===== DATASET EXTRACT =====

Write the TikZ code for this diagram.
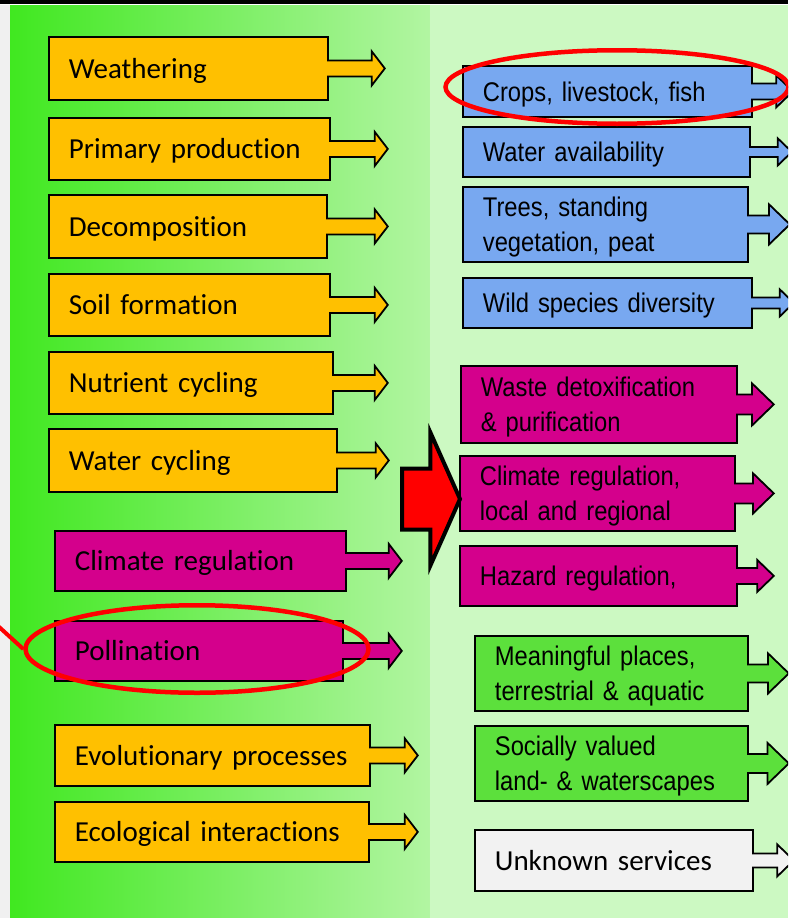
\documentclass[tikz,border=0pt]{standalone}
\usepackage{fontspec}
\setmainfont[Ligatures=NoCommon]{Carlito}
\newfontfamily\narrowsans[FakeStretch=0.88]{Liberation Sans}
\usetikzlibrary{shapes.arrows,shapes.geometric}
\definecolor{procorange}{HTML}{FFC000}
\definecolor{provblue}{HTML}{78A8F0}
\definecolor{regmagenta}{HTML}{D4008C}
\definecolor{culgreen}{HTML}{5CE03C}
\definecolor{unkgray}{HTML}{F2F2F2}
\definecolor{panelgreen}{HTML}{CCF9C2}
\definecolor{gradleft}{HTML}{40E820}
\definecolor{gradright}{HTML}{B2F5A2}
\tikzset{
		% boxes with one arrow leaving on the right
		flow box/.style={shape=arrow box,draw=black,line width=1.8pt,anchor=north west,
			inner xsep=20pt,inner ysep=1pt,align=left,arrow box head indent=0pt,
			arrow box arrows={north:0pt,south:0pt,west:0pt}},
		one line/.style={text height=19.5pt,text depth=0pt},
		two lines/.style={text height=20pt,text depth=35pt},
		process box/.style={flow box,one line,font=\fontsize{29}{34}\selectfont,
			arrow box shaft width=16pt,arrow box head extend=9pt,arrow box tip angle=105},
		service box/.style={flow box,font=\narrowsans\fontsize{27}{35}\selectfont,
			arrow box tip angle=88},
		ring/.style={ellipse,draw=red,line width=4.5pt,inner sep=0pt}
	}
\begin{document}
\begin{tikzpicture}[x=1pt,y=-1pt]
		\clip (0,0) rectangle (788,918);
		\fill[white] (0,0) rectangle (788,918);
		\fill[black] (0,0) rectangle (788,3.5);
		\fill[black!6] (0,5) rectangle (10,918);
		\fill[left color=gradleft,right color=gradright] (10,5) rectangle (430,918);
		\fill[panelgreen] (430,5) rectangle (788,918);
		% processes
		\node[process box,fill=procorange,text width=239pt,minimum height=63pt,arrow box arrows={east:56pt}] (weath) at (48,36) {Weathering};
		\node[process box,fill=procorange,text width=241pt,minimum height=62pt,arrow box arrows={east:57pt}] (primprod) at (48,117) {Primary production};
		\node[process box,fill=procorange,text width=238pt,minimum height=63pt,arrow box arrows={east:60pt}] (decomp) at (48,194) {Decomposition};
		\node[process box,fill=procorange,text width=241pt,minimum height=62pt,arrow box arrows={east:57pt}] (soilform) at (48,273) {Soil formation};
		\node[process box,fill=procorange,text width=244pt,minimum height=62pt,arrow box arrows={east:54pt}] (nutcyc) at (48,351) {Nutrient cycling};
		\node[process box,fill=procorange,text width=248pt,minimum height=63pt,arrow box arrows={east:51pt}] (watcyc) at (48,428) {Water cycling};
		\node[process box,fill=regmagenta,text width=251pt,minimum height=60pt,arrow box arrows={east:55pt}] (climreg) at (54,530) {Climate regulation};
		\node[process box,fill=regmagenta,text width=248pt,minimum height=60pt,arrow box arrows={east:58pt}] (pollin) at (54,620) {Pollination};
		\node[process box,fill=procorange,text width=275pt,minimum height=61pt,arrow box arrows={east:47pt}] (evolproc) at (54,724) {Evolutionary processes};
		\node[process box,fill=procorange,text width=274pt,minimum height=60pt,arrow box arrows={east:48pt}] (ecolint) at (54,801) {Ecological interactions};
		% services
		\node[service box,one line,fill=provblue,text width=249pt,minimum height=51pt,arrow box shaft width=16pt,arrow box head extend=8pt,arrow box arrows={east:40pt}] (crops) at (462,65) {Crops, livestock, fish};
		\node[service box,one line,fill=provblue,text width=247pt,minimum height=50pt,arrow box shaft width=10pt,arrow box head extend=8.5pt,arrow box arrows={east:41pt}] (wateravail) at (462,126) {Water availability};
		\node[service box,two lines,fill=provblue,text width=245pt,minimum height=75pt,arrow box shaft width=18pt,arrow box head extend=11pt,arrow box arrows={east:41pt}] (trees) at (462,186) {Trees, standing\\vegetation, peat};
		\node[service box,one line,fill=provblue,text width=249pt,minimum height=50pt,arrow box shaft width=11pt,arrow box head extend=8pt,arrow box arrows={east:41pt}] (wildspec) at (462,277) {Wild species diversity};
		\node[service box,two lines,fill=regmagenta,text width=236pt,minimum height=77pt,arrow box shaft width=20pt,arrow box head extend=11pt,arrow box arrows={east:36pt}] (waste) at (460,365) {Waste detoxification\\\& purification};
		\node[service box,two lines,fill=regmagenta,text width=235pt,minimum height=75pt,arrow box shaft width=20pt,arrow box head extend=10pt,arrow box arrows={east:38pt}] (climloc) at (459,455) {Climate regulation,\\local and regional};
		\node[service box,one line,fill=regmagenta,text width=237pt,minimum height=60pt,arrow box shaft width=16pt,arrow box head extend=8pt,arrow box arrows={east:36pt}] (hazard) at (459,545) {Hazard regulation,};
		\node[service box,two lines,fill=culgreen,text width=233pt,minimum height=75pt,arrow box shaft width=18pt,arrow box head extend=11pt,arrow box arrows={east:40pt}] (meanplac) at (474,635) {Meaningful places,\\terrestrial \& aquatic};
		\node[service box,two lines,fill=culgreen,text width=233pt,minimum height=75pt,arrow box shaft width=19pt,arrow box head extend=11pt,arrow box arrows={east:40pt}] (socval) at (474,725) {Socially valued\\land- \& waterscapes};
		\node[service box,one line,fill=unkgray,font=\fontsize{29}{34}\selectfont,text width=238pt,minimum height=61pt,arrow box shaft width=14pt,arrow box head extend=9pt,arrow box arrows={east:40pt}] (unknown) at (474,829) {Unknown services};
		% big arrow between the columns
		\node[single arrow,draw=black,fill=red,line width=4pt,inner xsep=0pt,inner ysep=28.5pt,minimum height=58pt,
			single arrow head extend=36pt,single arrow tip angle=132,anchor=tail] (bigarrow) at (400,499) {};
		% highlights
		\node[ring,minimum width=343pt,minimum height=73.5pt] (ringcrops) at (617,87) {};
		\node[ring,minimum width=343pt,minimum height=87.5pt] (ringpollin) at (197,649) {};
		\coordinate (ringtail) at (-2,626);
		\draw[red,line width=4pt] (ringtail) -- (ringpollin.west);
	\end{tikzpicture}
\end{document}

=====

◆ DO THIS
Write out the material above once more, exactly as it reads, with no pictures.

◆ RESPONSE TO THE TASK
Write the TikZ code for this diagram.
\documentclass[tikz,border=0pt]{standalone}
\usepackage{fontspec}
\setmainfont[Ligatures=NoCommon]{Carlito}
\newfontfamily\narrowsans[FakeStretch=0.88]{Liberation Sans}
\usetikzlibrary{shapes.arrows,shapes.geometric}
\definecolor{procorange}{HTML}{FFC000}
\definecolor{provblue}{HTML}{78A8F0}
\definecolor{regmagenta}{HTML}{D4008C}
\definecolor{culgreen}{HTML}{5CE03C}
\definecolor{unkgray}{HTML}{F2F2F2}
\definecolor{panelgreen}{HTML}{CCF9C2}
\definecolor{gradleft}{HTML}{40E820}
\definecolor{gradright}{HTML}{B2F5A2}
\tikzset{
		% boxes with one arrow leaving on the right
		flow box/.style={shape=arrow box,draw=black,line width=1.8pt,anchor=north west,
			inner xsep=20pt,inner ysep=1pt,align=left,arrow box head indent=0pt,
			arrow box arrows={north:0pt,south:0pt,west:0pt}},
		one line/.style={text height=19.5pt,text depth=0pt},
		two lines/.style={text height=20pt,text depth=35pt},
		process box/.style={flow box,one line,font=\fontsize{29}{34}\selectfont,
			arrow box shaft width=16pt,arrow box head extend=9pt,arrow box tip angle=105},
		service box/.style={flow box,font=\narrowsans\fontsize{27}{35}\selectfont,
			arrow box tip angle=88},
		ring/.style={ellipse,draw=red,line width=4.5pt,inner sep=0pt}
	}
\begin{document}
\begin{tikzpicture}[x=1pt,y=-1pt]
		\clip (0,0) rectangle (788,918);
		\fill[white] (0,0) rectangle (788,918);
		\fill[black] (0,0) rectangle (788,3.5);
		\fill[black!6] (0,5) rectangle (10,918);
		\fill[left color=gradleft,right color=gradright] (10,5) rectangle (430,918);
		\fill[panelgreen] (430,5) rectangle (788,918);
		% processes
		\node[process box,fill=procorange,text width=239pt,minimum height=63pt,arrow box arrows={east:56pt}] (weath) at (48,36) {Weathering};
		\node[process box,fill=procorange,text width=241pt,minimum height=62pt,arrow box arrows={east:57pt}] (primprod) at (48,117) {Primary production};
		\node[process box,fill=procorange,text width=238pt,minimum height=63pt,arrow box arrows={east:60pt}] (decomp) at (48,194) {Decomposition};
		\node[process box,fill=procorange,text width=241pt,minimum height=62pt,arrow box arrows={east:57pt}] (soilform) at (48,273) {Soil formation};
		\node[process box,fill=procorange,text width=244pt,minimum height=62pt,arrow box arrows={east:54pt}] (nutcyc) at (48,351) {Nutrient cycling};
		\node[process box,fill=procorange,text width=248pt,minimum height=63pt,arrow box arrows={east:51pt}] (watcyc) at (48,428) {Water cycling};
		\node[process box,fill=regmagenta,text width=251pt,minimum height=60pt,arrow box arrows={east:55pt}] (climreg) at (54,530) {Climate regulation};
		\node[process box,fill=regmagenta,text width=248pt,minimum height=60pt,arrow box arrows={east:58pt}] (pollin) at (54,620) {Pollination};
		\node[process box,fill=procorange,text width=275pt,minimum height=61pt,arrow box arrows={east:47pt}] (evolproc) at (54,724) {Evolutionary processes};
		\node[process box,fill=procorange,text width=274pt,minimum height=60pt,arrow box arrows={east:48pt}] (ecolint) at (54,801) {Ecological interactions};
		% services
		\node[service box,one line,fill=provblue,text width=249pt,minimum height=51pt,arrow box shaft width=16pt,arrow box head extend=8pt,arrow box arrows={east:40pt}] (crops) at (462,65) {Crops, livestock, fish};
		\node[service box,one line,fill=provblue,text width=247pt,minimum height=50pt,arrow box shaft width=10pt,arrow box head extend=8.5pt,arrow box arrows={east:41pt}] (wateravail) at (462,126) {Water availability};
		\node[service box,two lines,fill=provblue,text width=245pt,minimum height=75pt,arrow box shaft width=18pt,arrow box head extend=11pt,arrow box arrows={east:41pt}] (trees) at (462,186) {Trees, standing\\vegetation, peat};
		\node[service box,one line,fill=provblue,text width=249pt,minimum height=50pt,arrow box shaft width=11pt,arrow box head extend=8pt,arrow box arrows={east:41pt}] (wildspec) at (462,277) {Wild species diversity};
		\node[service box,two lines,fill=regmagenta,text width=236pt,minimum height=77pt,arrow box shaft width=20pt,arrow box head extend=11pt,arrow box arrows={east:36pt}] (waste) at (460,365) {Waste detoxification\\\& purification};
		\node[service box,two lines,fill=regmagenta,text width=235pt,minimum height=75pt,arrow box shaft width=20pt,arrow box head extend=10pt,arrow box arrows={east:38pt}] (climloc) at (459,455) {Climate regulation,\\local and regional};
		\node[service box,one line,fill=regmagenta,text width=237pt,minimum height=60pt,arrow box shaft width=16pt,arrow box head extend=8pt,arrow box arrows={east:36pt}] (hazard) at (459,545) {Hazard regulation,};
		\node[service box,two lines,fill=culgreen,text width=233pt,minimum height=75pt,arrow box shaft width=18pt,arrow box head extend=11pt,arrow box arrows={east:40pt}] (meanplac) at (474,635) {Meaningful places,\\terrestrial \& aquatic};
		\node[service box,two lines,fill=culgreen,text width=233pt,minimum height=75pt,arrow box shaft width=19pt,arrow box head extend=11pt,arrow box arrows={east:40pt}] (socval) at (474,725) {Socially valued\\land- \& waterscapes};
		\node[service box,one line,fill=unkgray,font=\fontsize{29}{34}\selectfont,text width=238pt,minimum height=61pt,arrow box shaft width=14pt,arrow box head extend=9pt,arrow box arrows={east:40pt}] (unknown) at (474,829) {Unknown services};
		% big arrow between the columns
		\node[single arrow,draw=black,fill=red,line width=4pt,inner xsep=0pt,inner ysep=28.5pt,minimum height=58pt,
			single arrow head extend=36pt,single arrow tip angle=132,anchor=tail] (bigarrow) at (400,499) {};
		% highlights
		\node[ring,minimum width=343pt,minimum height=73.5pt] (ringcrops) at (617,87) {};
		\node[ring,minimum width=343pt,minimum height=87.5pt] (ringpollin) at (197,649) {};
		\coordinate (ringtail) at (-2,626);
		\draw[red,line width=4pt] (ringtail) -- (ringpollin.west);
	\end{tikzpicture}
\end{document}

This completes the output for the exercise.